No one in our part of the world should complain that there is nothing to do, and yes, I mean even within the county or surrounding counties. If anything, this past weekend was overloaded. There were the usual summer sports from organized to pick-up games.
There was swimming, tennis, and what may be Minnesota's favorite: golf. Probably the biggest attraction was SkyFest the airshow with lots of extras. On Saturday morning they even had a ground event with dedication and riding on two bike rides, one on each of two sections of the recently revamped bike path.
Then everybody loves a parade and Cottonwood came through with one with lots of fire engines and lots of candy and lots of politicians. Parades are always better in the even years when they are sure to attract several candidates running for office. The gun and cannon fire at the beginning of the parade behind the color guard was enough to frighten some of the very young with the loud noise. And the ending was classic with a few horses - now why do they always put the horses at the end? Silly question.

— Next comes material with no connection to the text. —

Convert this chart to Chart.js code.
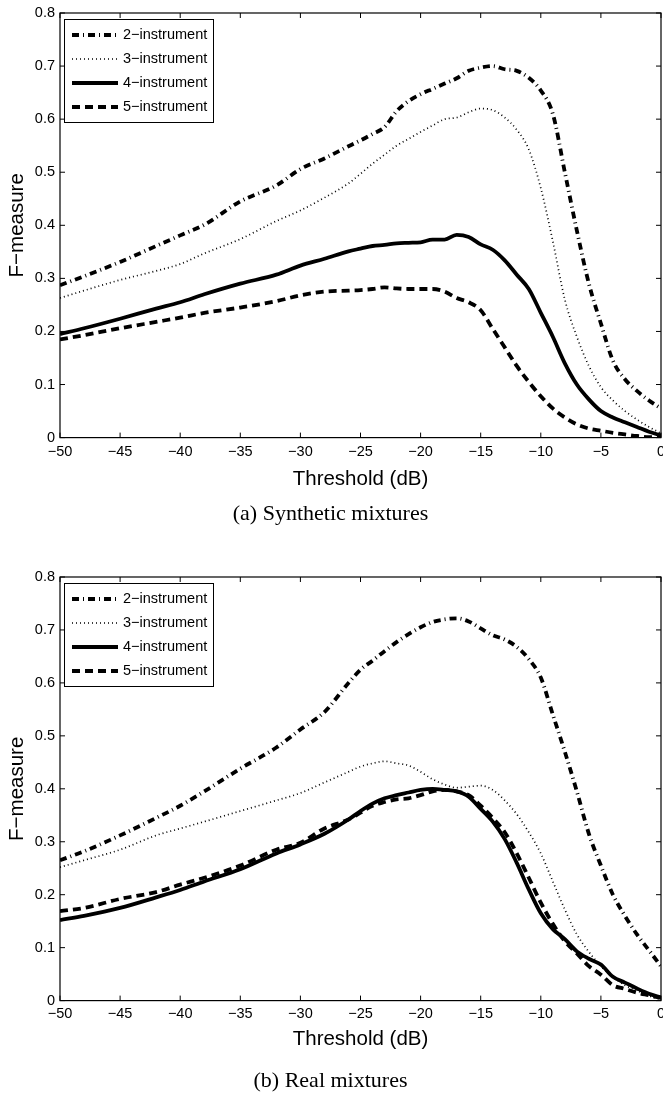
<!DOCTYPE html>
<html><head><meta charset="utf-8">
<script src="https://cdn.jsdelivr.net/npm/chart.js@4.4.1/dist/chart.umd.min.js"></script>
<style>
html,body{margin:0;padding:0;background:#fff;overflow:hidden;width:663px;height:1094px}
canvas{display:block}
</style></head><body>
<canvas id="c1" width="663" height="547"></canvas>
<canvas id="c2" width="663" height="547"></canvas>
<script>
// ---- data ----
const thresholds = [-50,-48,-45,-42,-40,-38,-35,-32,-30,-28,-26,-25,-24,-23,-22,-21,-20,-19,-18,-17,-16,-15,-14,-13,-12,-11,-10,-9,-8,-7,-6,-5,-4,-3,-2,-1,0];

const synth2 = [0.287,0.304,0.331,0.361,0.381,0.401,0.445,0.475,0.506,0.526,0.549,0.56,0.572,0.585,0.615,0.634,0.647,0.657,0.667,0.677,0.691,0.697,0.70,0.694,0.691,0.678,0.654,0.61,0.50,0.39,0.29,0.215,0.145,0.11,0.088,0.07,0.055];
const synth3 = [0.263,0.277,0.297,0.314,0.327,0.347,0.374,0.408,0.428,0.452,0.479,0.497,0.516,0.533,0.55,0.563,0.576,0.588,0.6,0.603,0.613,0.62,0.617,0.603,0.58,0.543,0.47,0.37,0.26,0.19,0.135,0.095,0.07,0.05,0.034,0.02,0.008];
const synth4 = [0.195,0.206,0.224,0.243,0.255,0.27,0.29,0.307,0.324,0.337,0.351,0.356,0.361,0.363,0.366,0.367,0.368,0.373,0.373,0.382,0.378,0.364,0.354,0.334,0.307,0.28,0.235,0.19,0.14,0.10,0.072,0.05,0.038,0.029,0.02,0.011,0.004];
const synth5 = [0.185,0.193,0.206,0.218,0.226,0.235,0.245,0.257,0.268,0.275,0.277,0.278,0.28,0.283,0.281,0.28,0.28,0.28,0.275,0.263,0.255,0.24,0.205,0.17,0.135,0.105,0.078,0.055,0.038,0.025,0.017,0.013,0.009,0.006,0.003,0.001,0.001];

const real2 = [0.265,0.282,0.312,0.345,0.368,0.395,0.438,0.478,0.512,0.545,0.60,0.625,0.642,0.66,0.677,0.692,0.705,0.715,0.72,0.722,0.716,0.703,0.69,0.682,0.668,0.645,0.61,0.54,0.47,0.395,0.315,0.255,0.2,0.16,0.125,0.095,0.065];
const real3 = [0.252,0.265,0.285,0.312,0.325,0.338,0.358,0.378,0.392,0.412,0.432,0.442,0.448,0.452,0.448,0.444,0.432,0.418,0.408,0.402,0.404,0.406,0.398,0.378,0.352,0.318,0.278,0.225,0.172,0.125,0.092,0.065,0.045,0.029,0.019,0.009,0.002];
const real4 = [0.152,0.16,0.175,0.195,0.209,0.225,0.248,0.278,0.295,0.315,0.342,0.358,0.372,0.382,0.388,0.393,0.398,0.4,0.398,0.395,0.385,0.362,0.338,0.305,0.26,0.21,0.165,0.135,0.116,0.093,0.079,0.068,0.045,0.034,0.023,0.013,0.006];
const real5 = [0.169,0.175,0.192,0.205,0.219,0.232,0.255,0.285,0.298,0.325,0.342,0.355,0.368,0.375,0.38,0.382,0.388,0.395,0.398,0.395,0.388,0.368,0.345,0.318,0.278,0.232,0.185,0.145,0.112,0.089,0.065,0.049,0.029,0.022,0.015,0.01,0.005];

const seriesNames = ['2\u2212instrument','3\u2212instrument','4\u2212instrument','5\u2212instrument'];
const captions = ['(a) Synthetic mixtures','(b) Real mixtures'];
const xTitle = 'Threshold (dB)';
const yTitle = 'F\u2212measure';

// ---- styles ----
const lineStyles = [
  {borderWidth:3.8, borderDash:[7,4,1,4]},
  {borderWidth:1.7, borderDash:[1,3]},
  {borderWidth:3.8, borderDash:[]},
  {borderWidth:3.8, borderDash:[8,5]}
];

Chart.defaults.font.family = '"Liberation Sans", Arial, sans-serif';
Chart.defaults.color = '#000';

const framePlugin = {
  id:'frame',
  afterDatasetsDraw(chart){
    const {ctx, chartArea:a, scales:{x,y}} = chart;
    ctx.save();
    ctx.strokeStyle='#000';
    ctx.lineWidth=1.2;
    ctx.strokeRect(a.left, a.top, a.right-a.left, a.bottom-a.top);
    ctx.lineWidth=1;
    ctx.beginPath();
    x.ticks.forEach(t=>{const p=x.getPixelForValue(t.value);
      ctx.moveTo(p,a.bottom); ctx.lineTo(p,a.bottom-5);
      ctx.moveTo(p,a.top); ctx.lineTo(p,a.top+5);});
    y.ticks.forEach(t=>{const p=y.getPixelForValue(t.value);
      ctx.moveTo(a.left,p); ctx.lineTo(a.left+5,p);
      ctx.moveTo(a.right,p); ctx.lineTo(a.right-5,p);});
    ctx.stroke();
    // legend box
    const lx=a.left+4, ly=a.top+6, lw=149, lh=103;
    ctx.fillStyle='#fff'; ctx.fillRect(lx,ly,lw,lh);
    ctx.strokeRect(lx+0.5,ly+0.5,lw,lh);
    ctx.font='14.5px "Liberation Sans", Arial, sans-serif';
    ctx.textBaseline='middle'; ctx.textAlign='left';
    chart.data.datasets.forEach((ds,i)=>{
      const yy=a.top+22+24*i;
      ctx.save();
      ctx.lineWidth=ds.borderWidth; ctx.setLineDash(ds.borderDash||[]); ctx.lineCap='butt';
      ctx.beginPath(); ctx.moveTo(a.left+12,yy); ctx.lineTo(a.left+58,yy); ctx.stroke();
      ctx.restore();
      ctx.fillStyle='#000';
      ctx.fillText(ds.label, a.left+63, yy);
    });
    ctx.restore();
  }
};

function makeChart(id, seriesList, caption, lay){
  return new Chart(document.getElementById(id), {
    type:'line',
    data:{datasets: seriesList.map((vals,i)=>({
      label: seriesNames[i],
      data: thresholds.map((t,j)=>({x:t,y:vals[j]})),
      borderColor:'#000',
      borderWidth: lineStyles[i].borderWidth,
      borderDash: lineStyles[i].borderDash,
      borderCapStyle:'butt', borderJoinStyle:'round',
      pointRadius:0, fill:false, cubicInterpolationMode:'monotone'
    }))},
    options:{
      responsive:false, animation:false, devicePixelRatio:1,
      layout:{padding:{top:lay.top,left:0,right:2,bottom:lay.bottom}},
      plugins:{
        legend:{display:false}, tooltip:{enabled:false},
        title:{display:true, position:'bottom', text:caption, color:'#000',
          font:{family:'"Liberation Serif", "Times New Roman", serif', size:22, weight:'normal', lineHeight:1.2},
          padding:{top:lay.capTop,bottom:0}}
      },
      scales:{
        x:{type:'linear', min:-50, max:0,
          grid:{display:false, drawTicks:false}, border:{display:false},
          ticks:{stepSize:5, padding:lay.tickPad, color:'#000', font:{size:14.5}, maxRotation:0, autoSkip:false,
            callback:v=>String(v).replace('-','\u2212')},
          title:{display:true, text:xTitle, color:'#000', font:{size:20.5}, padding:{top:0,bottom:0}},
          afterFit(s){s.height=lay.xh; s.paddingLeft=0; s.paddingRight=0;}},
        y:{type:'linear', min:0, max:0.8,
          grid:{display:false, drawTicks:false}, border:{display:false},
          ticks:{stepSize:0.1, padding:5, color:'#000', font:{size:14.5},
            callback:v=> Math.abs(v)<1e-9 ? '0' : v.toFixed(1)},
          title:{display:true, text:yTitle, color:'#000', font:{size:20.5}, padding:{top:5,bottom:0}},
          afterFit(s){s.width=60; s.paddingTop=0; s.paddingBottom=0;}}
      }
    },
    plugins:[framePlugin]
  });
}

makeChart('c1', [synth2,synth3,synth4,synth5], captions[0], {top:13,bottom:20,capTop:9,xh:54,tickPad:6});
makeChart('c2', [real2,real3,real4,real5], captions[1], {top:30,bottom:0,capTop:16,xh:51,tickPad:5});
</script>
</body></html>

But there was one event that was GREAT! yet had a fairly small, but nevertheless appreciative audience. And the fortunate thing is that the event will be repeated this week so that those who missed it last week will get their chance to experience it. The event? "Hello Dolly!" at the Schwan Performing Arts Center.
I must confess that I do love Broadway musicals and there is no doubt that this one is one of the all-time favorites not just for me, but for lots of folks as evidenced by its continued popularity. It had no fewer than three revivals on Broadway since its original performance in 1964 starring Carol Channing.
Many shows are such that seeing them once is quite sufficient, but musicals like "Hello Dolly!" have a lasting quality. I count myself very fortunate to have seen the show performed live on stage in Minneapolis a little more than 30 years ago starring Carol Channing herself. It was thrilling to be seated in the third row for that. I remember one of the dance scenes when the waiters at the Harmonia Gardens performing the lead song leapt across the orchestra pit to the walkway at the front of the stage - I was pleasantly surprised that they did not land in my lap.
I had also been privileged to have seen the play performed several years before that on the stage in Cleveland, Ohio, starring Mary Martin as Dolly. And is there someone out there who has never seen the movie (1969) starring Barbra Streisand and Walter Matthau?
Professional talent is different than "amateur" talent, but the play, acting, music, and dance of this excellently produced local show is pure enjoyment.
Though seeing Mary Martin in person in "Hello Dolly!," her fame came earlier on Broadway as the star of "South Pacific" (1949) playing Nellie Forbush, which she introduced with Ezio Pinza or as the star Maria in The "Sound of Music" (1959) which she also introduced on Broadway. Just as Carol Channing did not get the lead in the movie for "Hello Dolly!," that position going to Barbra Streisand as mentioned, Mary Martin was supplanted from "The Sound of Music" movie by Julie Andrews.
Mary Martin also introduced Peter Pan (1954) on stage and when it came time to have that filmed, she also did the movie, which was actually a filming of the play and was shown directly on television - one of the earliest color films of such a production in the early days of color television.
Some of you readers may recall a little more recent production on television, "Dallas" (1980s), that starred Larry Hagman as J. R. Ewing. Hagman also starred earlier on "I Dream of Jeannie" as Major Anthony Nelson opposite Barbara Eden as Jeannie. Interestingly, the "Jeannie" series did its first season (1965-66) in black and white with the five or so seasons afterward being in color.
Now you may ask how I got from visiting about Mary Martin to Larry Hagman? The connection is that Mary Martin in real life was Larry Hagman's mother!
Closely related to entertainment is the nightly news - you can take that statement any way you want. But I do have a suggestion to make to the powers that be. Go back to the 15-minute national (and global) news time and 15 minutes for the local news. Much of the current shows are used up saying what will be coming up in the half-hour. When they say they will talk about something in-depth, it often is nowhere close to being what I would call in-depth. The public might be more willing to listen to the news if it weren't so repetitive and strung out. Then there are the television stations that have local news for the half-hour before the national and then repeat the exact same stores for the half-hour after the national news show.